WHAT YOU WILL DO: Only the lines from the start of the data through the line with "ax = fig.add_axes([121/1130, 1" belong in the copy. Restate them word for word, minus the pictures.

DATASET CONTENT:
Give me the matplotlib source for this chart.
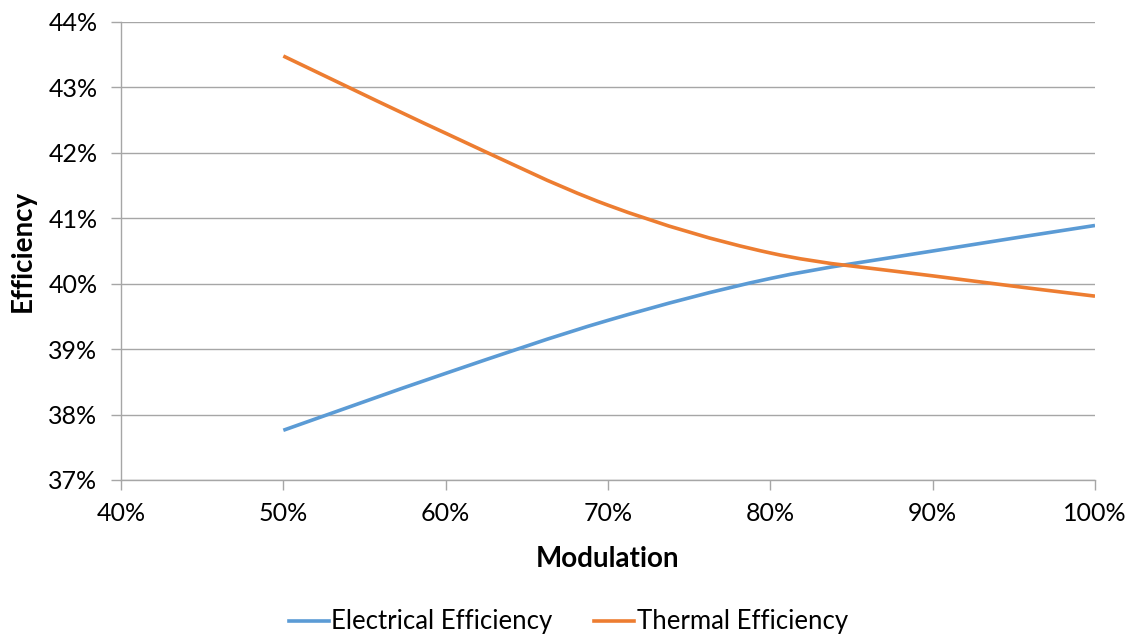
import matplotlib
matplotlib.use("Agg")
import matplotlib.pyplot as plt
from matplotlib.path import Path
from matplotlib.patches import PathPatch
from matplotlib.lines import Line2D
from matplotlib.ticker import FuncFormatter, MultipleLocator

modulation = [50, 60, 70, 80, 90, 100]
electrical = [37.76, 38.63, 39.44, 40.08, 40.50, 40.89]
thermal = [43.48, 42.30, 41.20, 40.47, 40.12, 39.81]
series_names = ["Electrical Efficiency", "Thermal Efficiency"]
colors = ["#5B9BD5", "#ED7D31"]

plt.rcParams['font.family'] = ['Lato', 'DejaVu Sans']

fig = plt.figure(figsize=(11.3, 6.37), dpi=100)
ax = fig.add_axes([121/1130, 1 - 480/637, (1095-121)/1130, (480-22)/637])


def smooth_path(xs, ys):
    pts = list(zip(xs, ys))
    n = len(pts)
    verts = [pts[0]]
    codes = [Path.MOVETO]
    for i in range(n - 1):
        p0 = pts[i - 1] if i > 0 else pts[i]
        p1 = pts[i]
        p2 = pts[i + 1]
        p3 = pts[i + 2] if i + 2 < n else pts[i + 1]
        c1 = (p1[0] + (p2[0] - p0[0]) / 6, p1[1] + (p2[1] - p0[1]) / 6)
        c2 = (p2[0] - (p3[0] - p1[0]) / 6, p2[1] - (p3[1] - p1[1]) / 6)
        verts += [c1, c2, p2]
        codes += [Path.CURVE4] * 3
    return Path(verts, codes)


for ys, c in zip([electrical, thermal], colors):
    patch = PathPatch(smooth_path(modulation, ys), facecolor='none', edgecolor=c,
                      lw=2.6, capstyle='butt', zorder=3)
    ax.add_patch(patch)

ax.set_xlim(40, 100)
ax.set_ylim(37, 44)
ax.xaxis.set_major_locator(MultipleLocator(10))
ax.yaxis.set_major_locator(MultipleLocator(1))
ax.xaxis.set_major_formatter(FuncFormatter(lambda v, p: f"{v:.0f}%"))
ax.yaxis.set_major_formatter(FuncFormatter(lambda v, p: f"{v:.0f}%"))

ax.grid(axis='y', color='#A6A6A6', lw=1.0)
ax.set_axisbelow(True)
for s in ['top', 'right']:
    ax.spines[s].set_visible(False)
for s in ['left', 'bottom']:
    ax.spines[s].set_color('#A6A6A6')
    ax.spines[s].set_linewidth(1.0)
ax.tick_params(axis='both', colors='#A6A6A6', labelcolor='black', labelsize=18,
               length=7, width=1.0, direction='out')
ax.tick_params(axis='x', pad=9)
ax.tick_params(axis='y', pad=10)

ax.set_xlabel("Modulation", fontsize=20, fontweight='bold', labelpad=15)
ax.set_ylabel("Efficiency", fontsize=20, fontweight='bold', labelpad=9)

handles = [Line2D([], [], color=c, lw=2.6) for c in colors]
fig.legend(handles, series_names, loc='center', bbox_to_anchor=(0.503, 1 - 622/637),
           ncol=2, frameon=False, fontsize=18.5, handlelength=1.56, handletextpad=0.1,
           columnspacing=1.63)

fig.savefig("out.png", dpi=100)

TASK RESPONSE:
Give me the matplotlib source for this chart.
import matplotlib
matplotlib.use("Agg")
import matplotlib.pyplot as plt
from matplotlib.path import Path
from matplotlib.patches import PathPatch
from matplotlib.lines import Line2D
from matplotlib.ticker import FuncFormatter, MultipleLocator

modulation = [50, 60, 70, 80, 90, 100]
electrical = [37.76, 38.63, 39.44, 40.08, 40.50, 40.89]
thermal = [43.48, 42.30, 41.20, 40.47, 40.12, 39.81]
series_names = ["Electrical Efficiency", "Thermal Efficiency"]
colors = ["#5B9BD5", "#ED7D31"]

plt.rcParams['font.family'] = ['Lato', 'DejaVu Sans']

fig = plt.figure(figsize=(11.3, 6.37), dpi=100)
ax = fig.add_axes([121/1130, 1 - 480/637, (1095-121)/1130, (480-22)/637])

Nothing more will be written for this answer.